Sony Pictures to make a screening of Walter Isaacson’s biography of Jobs
In what was only a natural move for the movie industry, Sony Pictures is reportedly pushing to secure rights for making a motion picture about Apple’s late co-founder based entirely on the upcoming biography by Walter Isaacson.Apple’s board of directors was saddened to announce earlier this week that Steve Jobs, the company’s visionary and former CEO, had passed away.
Jobs’ death was the result of an aggravating condition following several attempts to fight off a rare form of pancreatic cancer. It is still unknown whether it was the return of his cancer, or other complications following a liver transplant in 2009, that finally claimed Jobs’ life.
The media continues to spit out countless reports about the life of the genius, three days after his death.

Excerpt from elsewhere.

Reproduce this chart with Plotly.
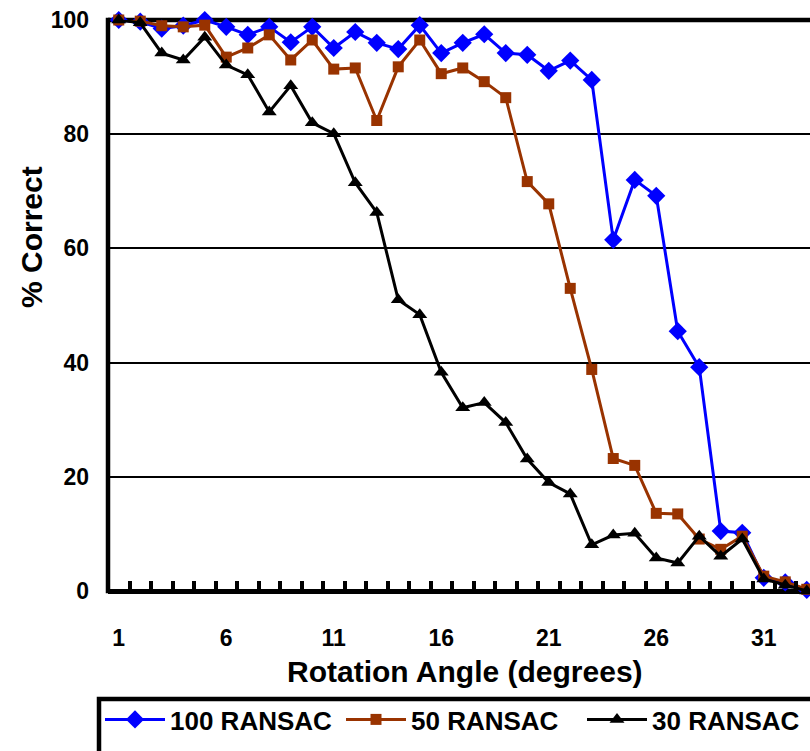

One of the most recent ones says that Sony Pictures is lobbying the publishers of Steve Jobs’ biography to acquire rights to make a feature film. No other studio is mentioned as attempting to do the same.

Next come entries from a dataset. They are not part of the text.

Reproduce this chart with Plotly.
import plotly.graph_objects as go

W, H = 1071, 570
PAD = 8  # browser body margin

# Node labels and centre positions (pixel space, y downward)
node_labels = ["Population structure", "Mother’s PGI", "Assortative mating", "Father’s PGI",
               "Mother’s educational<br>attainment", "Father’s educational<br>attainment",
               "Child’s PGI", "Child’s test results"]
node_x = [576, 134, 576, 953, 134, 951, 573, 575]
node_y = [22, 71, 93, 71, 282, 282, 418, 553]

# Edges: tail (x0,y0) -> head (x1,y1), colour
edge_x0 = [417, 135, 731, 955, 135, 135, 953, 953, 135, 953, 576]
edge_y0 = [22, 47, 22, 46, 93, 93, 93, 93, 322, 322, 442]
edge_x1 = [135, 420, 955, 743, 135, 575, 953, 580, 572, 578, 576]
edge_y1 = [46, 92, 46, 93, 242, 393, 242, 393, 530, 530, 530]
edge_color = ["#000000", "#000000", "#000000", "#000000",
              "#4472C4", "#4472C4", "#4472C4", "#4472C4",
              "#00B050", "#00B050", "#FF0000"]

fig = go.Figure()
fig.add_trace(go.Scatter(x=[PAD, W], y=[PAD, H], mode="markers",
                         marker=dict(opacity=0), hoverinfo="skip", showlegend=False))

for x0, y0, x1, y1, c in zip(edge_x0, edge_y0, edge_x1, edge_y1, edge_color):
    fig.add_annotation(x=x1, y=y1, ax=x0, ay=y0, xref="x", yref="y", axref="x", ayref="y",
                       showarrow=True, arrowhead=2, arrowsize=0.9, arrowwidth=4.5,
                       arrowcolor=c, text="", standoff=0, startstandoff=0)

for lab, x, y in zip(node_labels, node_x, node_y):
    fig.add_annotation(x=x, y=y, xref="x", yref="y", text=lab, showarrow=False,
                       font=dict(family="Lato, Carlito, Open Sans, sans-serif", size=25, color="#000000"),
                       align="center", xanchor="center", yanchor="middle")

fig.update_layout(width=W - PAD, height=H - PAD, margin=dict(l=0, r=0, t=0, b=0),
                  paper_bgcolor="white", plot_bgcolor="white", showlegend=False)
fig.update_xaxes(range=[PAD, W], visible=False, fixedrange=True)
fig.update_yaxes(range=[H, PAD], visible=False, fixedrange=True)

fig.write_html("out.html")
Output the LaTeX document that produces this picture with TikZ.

The news comes via deadline.com, whose exclusive report on the matter says the deal is $1 million against $3 million, and that Mark Gordon will be the biopic’s producer. As expected, Sony Pictures declined to comment on the rumor.
The biography in question, simply titled ‘Steve Jobs’, is authored Walter Isaacson, former CNN chairman and Time Magazine managing editor. Isaacson is putting the finishing touches on the book as you are reading these lines.

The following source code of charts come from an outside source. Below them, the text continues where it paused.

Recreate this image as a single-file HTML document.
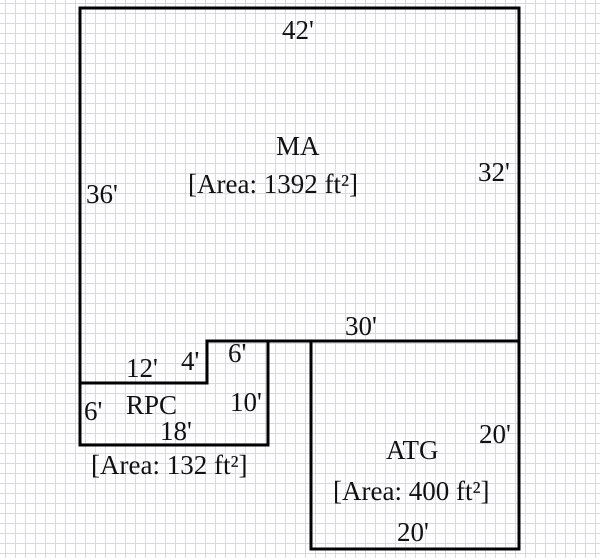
<!DOCTYPE html>
<html><head><style>
html,body{margin:0;padding:0;}
body{width:600px;height:558px;overflow:hidden;background:#fff;
background-image:linear-gradient(to right,#d9d9e4 1px,transparent 1px),linear-gradient(to bottom,#d9d9e4 1px,transparent 1px);
background-size:10px 10px;background-position:5px 3px;}
svg{position:absolute;left:0;top:0;}
text{font-family:"Liberation Serif",serif;font-size:27px;fill:#111;}
</style></head><body>
<svg width="600" height="558">
<g fill="none" stroke="#000" stroke-width="3" stroke-linecap="square">
<path d="M80,383 V8 H519 V341 H207 V383 Z"/>
<path d="M80,383 H207 M207,341 H268 V445 H80 V383"/>
<path d="M311,341 V549 H519 V341"/>
</g>
<text x="282" y="39">42'</text>
<text x="276" y="155">MA</text>
<text x="188" y="193">[Area: 1392 ft²]</text>
<text x="86" y="203">36'</text>
<text x="478" y="181">32'</text>
<text x="345" y="335">30'</text>
<text x="126" y="377">12'</text>
<text x="181" y="370">4'</text>
<text x="228" y="362">6'</text>
<text x="126" y="414">RPC</text>
<text x="84" y="420">6'</text>
<text x="230" y="411">10'</text>
<text x="160" y="440">18'</text>
<text x="91" y="474">[Area: 132 ft²]</text>
<text x="479" y="443">20'</text>
<text x="386" y="459">ATG</text>
<text x="333" y="500">[Area: 400 ft²]</text>
<text x="397" y="541">20'</text>
</svg>
</body></html>
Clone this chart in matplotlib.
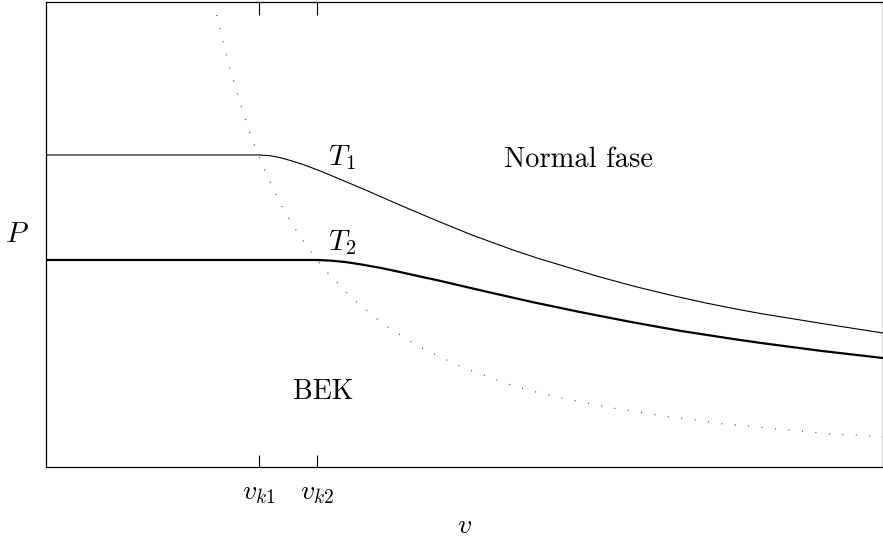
import numpy as np
import matplotlib.pyplot as plt

plt.rcParams['mathtext.fontset'] = 'cm'
plt.rcParams['font.family'] = ['cmr10', 'DejaVu Serif']
plt.rcParams['axes.unicode_minus'] = False

# isotherm T1 (thin line)
t1_v = [0.0, 2.545, 2.676, 2.796, 2.915, 3.047, 3.178, 3.309, 3.441, 3.572, 3.823,
        4.074, 4.325, 4.707, 5.090, 5.579, 5.866, 6.380, 6.619, 7.037, 7.455, 7.873,
        8.292, 8.542, 9.271, 10.0]
t1_p = [6.710, 6.710, 6.695, 6.654, 6.594, 6.520, 6.434, 6.342, 6.243, 6.144, 5.953,
        5.755, 5.559, 5.269, 4.989, 4.667, 4.495, 4.215, 4.086, 3.882, 3.699, 3.531,
        3.381, 3.299, 3.086, 2.882]

# isotherm T2 (thick line)
t2_v = [0.0, 3.238, 3.393, 3.572, 3.751, 3.990, 4.229, 4.468, 4.707, 4.946, 5.269,
        5.818, 6.380, 6.977, 7.575, 8.172, 8.542, 9.271, 10.0]
t2_p = [4.452, 4.452, 4.439, 4.409, 4.361, 4.284, 4.194, 4.097, 4.004, 3.903, 3.768,
        3.544, 3.333, 3.123, 2.929, 2.763, 2.667, 2.495, 2.344]

# transition curve (dotted)
kr_v = [2.039, 2.091, 2.198, 2.306, 2.410, 2.521, 2.628, 2.796, 2.947, 3.130, 3.321,
        3.656, 4.026, 4.421, 4.707, 4.994, 5.293, 5.591, 5.902, 6.213, 6.523, 6.834,
        7.145, 7.455, 7.778, 8.088, 8.399, 8.722, 9.032, 9.355, 9.677, 10.0]
kr_p = [9.720, 9.312, 8.559, 7.914, 7.312, 6.774, 6.323, 5.677, 5.204, 4.710, 4.258,
        3.634, 3.075, 2.624, 2.366, 2.129, 1.935, 1.742, 1.591, 1.462, 1.355, 1.247,
        1.161, 1.075, 1.011, 0.925, 0.882, 0.817, 0.774, 0.710, 0.688, 0.645]

tick_pos = [2.545, 3.238]
tick_txt = ['$v_{k1}$', '$v_{k2}$']

fig = plt.figure(figsize=(8.83, 5.47), dpi=100)
ax = fig.add_axes([46/883, 80/547, 837/883, 465/547])

ax.plot(t1_v, t1_p, color='black', lw=0.8, solid_joinstyle='round')
ax.plot(t2_v, t2_p, color='black', lw=1.6, solid_joinstyle='round')
ax.plot(kr_v, kr_p, color='#444444', lw=0.9, linestyle=(0, (0.8, 10)))

ax.set_xlim(0, 10)
ax.set_ylim(0, 10)
ax.set_xticks(tick_pos)
ax.set_xticklabels(tick_txt, fontsize=20)
ax.set_yticks([])
ax.tick_params(axis='x', direction='in', length=9, width=0.8, top=True, pad=9)
for s in ax.spines.values():
    s.set_linewidth(0.9)

ax.set_xlabel('$v$', fontsize=20, labelpad=5)
ax.set_ylabel('$P$', fontsize=21, rotation=0, labelpad=21, va='center')

ax.text(3.54, 6.65, '$T_1$', fontsize=21, ha='center', va='center')
ax.text(3.54, 4.82, '$T_2$', fontsize=21, ha='center', va='center')
ax.text(6.36, 6.60, 'Normal fase', fontsize=20.5, ha='center', va='center')
ax.text(3.31, 1.61, 'BEK', fontsize=20, ha='center', va='center')

fig.savefig('out.png', dpi=100)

The author has confirmed to the media that he plans to include one final scene based on his last discussion with the Apple visionary, which took place just weeks ago.
The scene is said to includes Jobs’ acknowledgement to Isaacson that he would not be around for long, and that he had agreed to have a biography written mainly because he wanted his kids to know him better.
The book was initially scheduled to hit the shelves in November. It is now slated to become available on October 24, both in e-format, and as hardcover.
Deadline appropriately points out that Sony Pictures should be well entitled to carry out the task of depicting Jobs’ life in a feature-length movie. The studio is also behind the Oscar-nominated The Social Network, and Moneyball.